In 1996 Kinzer was named chief of the newly opened New York Times bureau in Istanbul, Turkey.  He spent four years there, traveling widely in Turkey and in the new nations of Central Asia and the Caucasus.  After completing this assignment, Kinzer published Crescent and Star: Turkey Between Two Worlds.

In 2006 Kinzer published Overthrow: America’s Century of Regime Change from Hawaii to Iraq.  It recounts the 14 times the United States has overthrown foreign governments.  Kinzer seeks to explain why these interventions were carried out and what their long-term effects have been. He has made several trips to Iran, and is the author of All the Shah’s Men: An American Coup and the Roots of Middle East Terror.  It tells how the CIA overthrew Iran’s nationalist government in 1953.

Kinzer wrote about Africa in his book A Thousand Hills: Rwanda’s Rebirth and the Man Who Dreamed It. Archbishop Desmond Tutu of South Africa called it “a fascinating account of a near-miracle unfolding before our very eyes.” In 2010 Kinzer published Reset: Iran, Turkey, and America’s Future, which Huffington Post called “a bold exercise in reimagining the United States’ big links in the Middle East.”

Kinzer’s next book, The Brothers: John Foster Dulles, Allen Dulles, and Their Secret World War, was widely praised.  Reviewers called it sparkling, riveting, gripping, bracing, and disturbing.  The Wall Street Journal called it a “fluently written, ingeniously researched, thrillerish work of popular history.”

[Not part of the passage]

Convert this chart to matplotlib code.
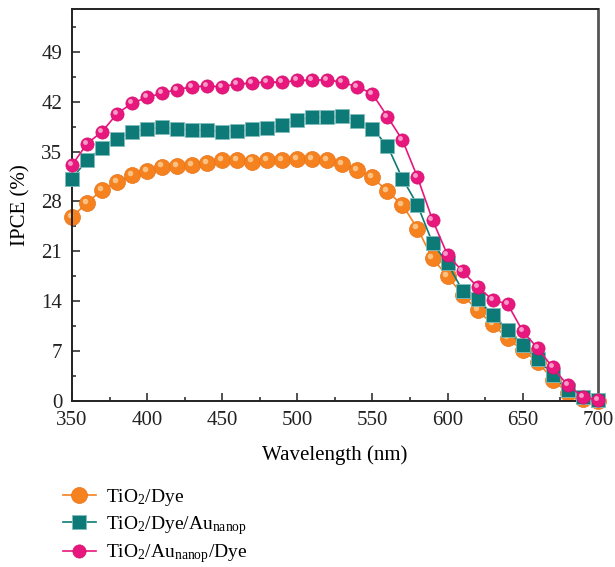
import matplotlib.pyplot as plt
import matplotlib.transforms as mtransforms
from matplotlib.ticker import MultipleLocator

plt.rcParams['font.family'] = ['Liberation Serif', 'DejaVu Serif']
plt.rcParams['mathtext.fontset'] = 'custom'
plt.rcParams['mathtext.rm'] = 'Liberation Serif'
plt.rcParams['mathtext.it'] = 'Liberation Serif:italic'

wavelength = list(range(350, 701, 10))

tio2_dye = [25.8, 27.8, 29.6, 30.7, 31.7, 32.3, 32.9, 33.0, 33.1, 33.4,
            33.8, 33.8, 33.6, 33.8, 33.8, 33.9, 33.9, 33.8, 33.3, 32.4,
            31.4, 29.4, 27.5, 24.2, 20.0, 17.5, 14.9, 12.7, 10.8, 8.8,
            7.1, 5.5, 3.0, 1.1, 0.3, 0.0]

tio2_dye_au = [31.2, 33.8, 35.5, 36.7, 37.8, 38.2, 38.4, 38.2, 38.0, 38.0,
               37.8, 37.9, 38.2, 38.3, 38.7, 39.5, 39.8, 39.8, 40.0, 39.3,
               38.2, 35.8, 31.2, 27.5, 22.2, 19.3, 15.5, 14.3, 12.1, 9.9,
               7.9, 5.9, 3.7, 1.5, 0.5, 0.1]

tio2_au_dye = [33.1, 36.1, 37.8, 40.3, 41.8, 42.6, 43.2, 43.7, 44.1, 44.2,
               44.1, 44.5, 44.6, 44.8, 44.7, 45.0, 45.0, 45.1, 44.7, 44.1,
               43.1, 39.9, 36.6, 31.4, 25.4, 20.5, 18.2, 16.0, 14.2, 13.6,
               9.8, 7.4, 4.7, 2.2, 0.6, 0.1]

labels = [r'TiO$_2$/Dye', r'TiO$_2$/Dye/Au$_{\mathrm{nanop}}$', r'TiO$_2$/Au$_{\mathrm{nanop}}$/Dye']

fig = plt.figure(figsize=(6.15, 5.67), dpi=100)
ax = fig.add_axes([0.117, 0.2928, 0.855, 0.6912])

hl = mtransforms.offset_copy(ax.transData, fig=fig, x=-1.5, y=1.5, units='points')

# TiO2/Dye - orange spheres
ax.plot(wavelength, tio2_dye, '-o', color='#F5821F', lw=1.2, ms=11.5,
        mec='#E8731A', mew=0.5, zorder=2, label=labels[0], clip_on=False)
ax.plot(wavelength, tio2_dye, 'o', color='#FBC98F', ms=4, mew=0, alpha=0.9,
        transform=hl, zorder=2.1, clip_on=False)

# TiO2/Dye/Au - teal squares
ax.plot(wavelength, tio2_dye_au, '-s', color='#0E7A78', lw=1.2, ms=9.5,
        mec='#7FBDBB', mew=0.6, zorder=3, label=labels[1], clip_on=False)

# TiO2/Au/Dye - pink spheres
ax.plot(wavelength, tio2_au_dye, '-o', color='#E8177D', lw=1.2, ms=9.5,
        mec='#D0106C', mew=0.5, zorder=4, label=labels[2], clip_on=False)
ax.plot(wavelength, tio2_au_dye, 'o', color='#F7A9CF', ms=3.5, mew=0, alpha=0.9,
        transform=hl, zorder=4.1, clip_on=False)

ax.set_xlim(350, 700)
ax.set_ylim(0, 55)
ax.xaxis.set_major_locator(MultipleLocator(50))
ax.xaxis.set_minor_locator(MultipleLocator(25))
ax.yaxis.set_major_locator(MultipleLocator(7))
ax.yaxis.set_minor_locator(MultipleLocator(3.5))
ax.tick_params(which='both', direction='in', labelsize=15, width=1.1, colors='#222222')
ax.tick_params(which='major', length=6)
ax.tick_params(which='minor', length=3)
ax.tick_params(axis='y', pad=7)
ax.tick_params(axis='x', pad=7)
for s in ax.spines.values():
    s.set_linewidth(1.4)
    s.set_color('#222222')
ax.spines['right'].set_color('#555555')
ax.spines['right'].set_linewidth(2)

ax.set_xlabel('Wavelength (nm)', fontsize=15, labelpad=11)
ax.set_ylabel('IPCE (%)', fontsize=15, labelpad=8)

fig.legend(loc='center left', bbox_to_anchor=(0.102, 0.072), frameon=False,
           fontsize=14, borderpad=0, borderaxespad=0, handlelength=1.7,
           handletextpad=0.5, labelspacing=0.3, numpoints=1)

fig.savefig('out.png', dpi=100)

In 2017 Kinzer published The True Flag: Theodore Roosevelt, Mark Twain, and the Birth of American Empire.  It describes America’s first great debate over military intervention abroad.

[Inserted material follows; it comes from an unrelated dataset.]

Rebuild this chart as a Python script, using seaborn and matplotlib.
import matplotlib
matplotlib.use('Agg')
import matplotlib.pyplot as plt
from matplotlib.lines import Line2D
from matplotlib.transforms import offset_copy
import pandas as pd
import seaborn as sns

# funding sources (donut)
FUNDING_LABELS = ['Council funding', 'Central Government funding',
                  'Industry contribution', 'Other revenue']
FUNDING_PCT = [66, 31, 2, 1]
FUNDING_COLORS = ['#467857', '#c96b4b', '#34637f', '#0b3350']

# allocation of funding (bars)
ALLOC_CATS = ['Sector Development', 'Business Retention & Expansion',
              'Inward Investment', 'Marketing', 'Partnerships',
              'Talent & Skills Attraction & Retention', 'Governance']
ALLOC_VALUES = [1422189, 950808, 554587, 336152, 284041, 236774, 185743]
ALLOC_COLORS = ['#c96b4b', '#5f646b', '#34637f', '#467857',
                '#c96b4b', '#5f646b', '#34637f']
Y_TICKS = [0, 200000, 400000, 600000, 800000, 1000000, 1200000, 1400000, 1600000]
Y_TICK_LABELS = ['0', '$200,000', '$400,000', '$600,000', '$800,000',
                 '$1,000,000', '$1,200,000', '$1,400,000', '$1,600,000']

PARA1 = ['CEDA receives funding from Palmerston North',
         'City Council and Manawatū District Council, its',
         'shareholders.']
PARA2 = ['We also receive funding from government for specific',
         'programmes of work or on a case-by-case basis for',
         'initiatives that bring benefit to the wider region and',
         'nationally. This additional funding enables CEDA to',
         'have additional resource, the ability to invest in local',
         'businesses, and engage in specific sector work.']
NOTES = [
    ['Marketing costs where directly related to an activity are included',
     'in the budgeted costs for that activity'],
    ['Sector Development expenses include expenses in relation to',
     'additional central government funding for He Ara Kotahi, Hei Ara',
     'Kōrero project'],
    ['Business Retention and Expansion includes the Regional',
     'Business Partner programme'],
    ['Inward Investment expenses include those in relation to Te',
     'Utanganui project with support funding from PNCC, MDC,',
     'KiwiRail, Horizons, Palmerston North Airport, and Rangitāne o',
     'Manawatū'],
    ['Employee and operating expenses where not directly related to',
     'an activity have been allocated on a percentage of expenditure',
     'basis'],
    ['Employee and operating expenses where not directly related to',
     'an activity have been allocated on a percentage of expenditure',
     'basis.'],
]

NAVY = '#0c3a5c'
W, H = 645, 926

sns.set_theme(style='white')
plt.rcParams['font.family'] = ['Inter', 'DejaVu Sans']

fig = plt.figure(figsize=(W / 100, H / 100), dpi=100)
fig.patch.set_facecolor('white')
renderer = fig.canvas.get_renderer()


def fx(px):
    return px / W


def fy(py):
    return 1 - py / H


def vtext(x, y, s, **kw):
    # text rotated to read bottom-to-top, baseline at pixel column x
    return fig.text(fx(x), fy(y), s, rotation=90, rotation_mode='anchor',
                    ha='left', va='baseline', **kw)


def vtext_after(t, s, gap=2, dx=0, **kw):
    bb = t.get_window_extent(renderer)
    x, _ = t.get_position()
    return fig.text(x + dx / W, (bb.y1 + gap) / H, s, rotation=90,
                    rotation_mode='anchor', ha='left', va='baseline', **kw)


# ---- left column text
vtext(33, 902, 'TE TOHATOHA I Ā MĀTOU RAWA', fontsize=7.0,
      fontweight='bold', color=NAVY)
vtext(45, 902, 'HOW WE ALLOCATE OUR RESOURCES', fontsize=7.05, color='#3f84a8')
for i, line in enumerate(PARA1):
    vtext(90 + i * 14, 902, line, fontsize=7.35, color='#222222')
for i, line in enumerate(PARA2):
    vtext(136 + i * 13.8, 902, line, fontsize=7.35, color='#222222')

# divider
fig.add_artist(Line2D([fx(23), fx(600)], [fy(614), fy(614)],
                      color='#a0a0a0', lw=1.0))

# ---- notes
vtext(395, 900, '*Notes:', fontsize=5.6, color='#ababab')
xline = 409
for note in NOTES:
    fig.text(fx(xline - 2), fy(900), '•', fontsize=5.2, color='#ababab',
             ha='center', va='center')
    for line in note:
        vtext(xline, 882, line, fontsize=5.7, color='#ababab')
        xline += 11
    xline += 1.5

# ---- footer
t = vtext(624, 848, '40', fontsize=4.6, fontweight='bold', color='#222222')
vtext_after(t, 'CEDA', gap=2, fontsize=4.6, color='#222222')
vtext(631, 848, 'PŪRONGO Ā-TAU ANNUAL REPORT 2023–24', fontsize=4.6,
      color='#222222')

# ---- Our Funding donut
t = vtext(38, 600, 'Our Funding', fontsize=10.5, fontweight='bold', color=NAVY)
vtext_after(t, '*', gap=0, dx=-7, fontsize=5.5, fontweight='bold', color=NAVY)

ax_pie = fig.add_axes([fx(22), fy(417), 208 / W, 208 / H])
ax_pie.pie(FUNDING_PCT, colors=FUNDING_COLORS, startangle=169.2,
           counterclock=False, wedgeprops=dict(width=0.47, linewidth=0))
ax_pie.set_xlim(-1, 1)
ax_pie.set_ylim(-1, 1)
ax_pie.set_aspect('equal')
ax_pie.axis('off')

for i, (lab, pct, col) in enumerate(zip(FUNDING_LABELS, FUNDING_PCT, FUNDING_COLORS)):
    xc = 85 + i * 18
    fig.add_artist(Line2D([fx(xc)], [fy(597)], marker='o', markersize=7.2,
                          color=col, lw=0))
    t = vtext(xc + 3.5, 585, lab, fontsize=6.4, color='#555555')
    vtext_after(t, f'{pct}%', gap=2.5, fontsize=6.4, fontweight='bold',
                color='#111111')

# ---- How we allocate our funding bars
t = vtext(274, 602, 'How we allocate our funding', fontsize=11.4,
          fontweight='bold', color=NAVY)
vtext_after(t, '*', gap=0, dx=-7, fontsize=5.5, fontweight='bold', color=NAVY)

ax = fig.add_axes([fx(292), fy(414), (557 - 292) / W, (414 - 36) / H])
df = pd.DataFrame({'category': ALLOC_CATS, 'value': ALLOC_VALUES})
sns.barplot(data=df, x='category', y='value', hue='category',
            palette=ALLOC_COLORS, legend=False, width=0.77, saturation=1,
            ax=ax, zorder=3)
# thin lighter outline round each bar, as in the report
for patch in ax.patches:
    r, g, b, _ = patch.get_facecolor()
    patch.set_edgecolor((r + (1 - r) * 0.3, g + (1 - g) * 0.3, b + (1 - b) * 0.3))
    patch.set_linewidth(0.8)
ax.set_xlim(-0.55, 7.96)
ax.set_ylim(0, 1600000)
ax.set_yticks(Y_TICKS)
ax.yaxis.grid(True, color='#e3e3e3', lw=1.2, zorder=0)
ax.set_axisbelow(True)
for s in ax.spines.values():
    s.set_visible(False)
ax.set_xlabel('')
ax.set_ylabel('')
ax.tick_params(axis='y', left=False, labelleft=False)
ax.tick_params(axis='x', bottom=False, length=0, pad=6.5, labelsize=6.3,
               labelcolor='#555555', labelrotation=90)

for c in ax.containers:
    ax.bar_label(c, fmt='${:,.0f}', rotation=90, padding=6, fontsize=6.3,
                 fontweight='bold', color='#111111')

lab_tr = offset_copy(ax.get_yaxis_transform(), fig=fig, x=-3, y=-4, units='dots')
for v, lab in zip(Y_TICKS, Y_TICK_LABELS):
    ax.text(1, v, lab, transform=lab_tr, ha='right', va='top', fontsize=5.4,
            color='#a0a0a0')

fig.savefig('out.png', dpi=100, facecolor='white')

After leaving the Times in 2005, Kinzer taught journalism, political science, and international relations at Northwestern University and Boston University.  He is now a Senior Fellow at the Watson Institute for International and Public Affairs at Brown University, and writes a world affairs column for The Boston Globe. While posted in Turkey, Kinzer hosted the country’s first radio show devoted to blues music.  He is the author of the entry on Jelly Roll Morton in The New York Times Guide to Essential Knowledge.

In 2008 Kinzer was awarded an honorary doctorate by Dominican University in River Forest, Illinois.  The citation said that “those of us who have had the pleasure of hearing his lectures or talking to him informally will probably never see the world in the same way again.”

The University of Scranton awarded Kinzer an honorary doctorate in 2010.  “Where there has been turmoil in the world and history has shifted, Stephen Kinzer has been there,” the citation said.  “Neither bullets, bombs nor beating could dull his sharp determination to bring injustice and strife to light.”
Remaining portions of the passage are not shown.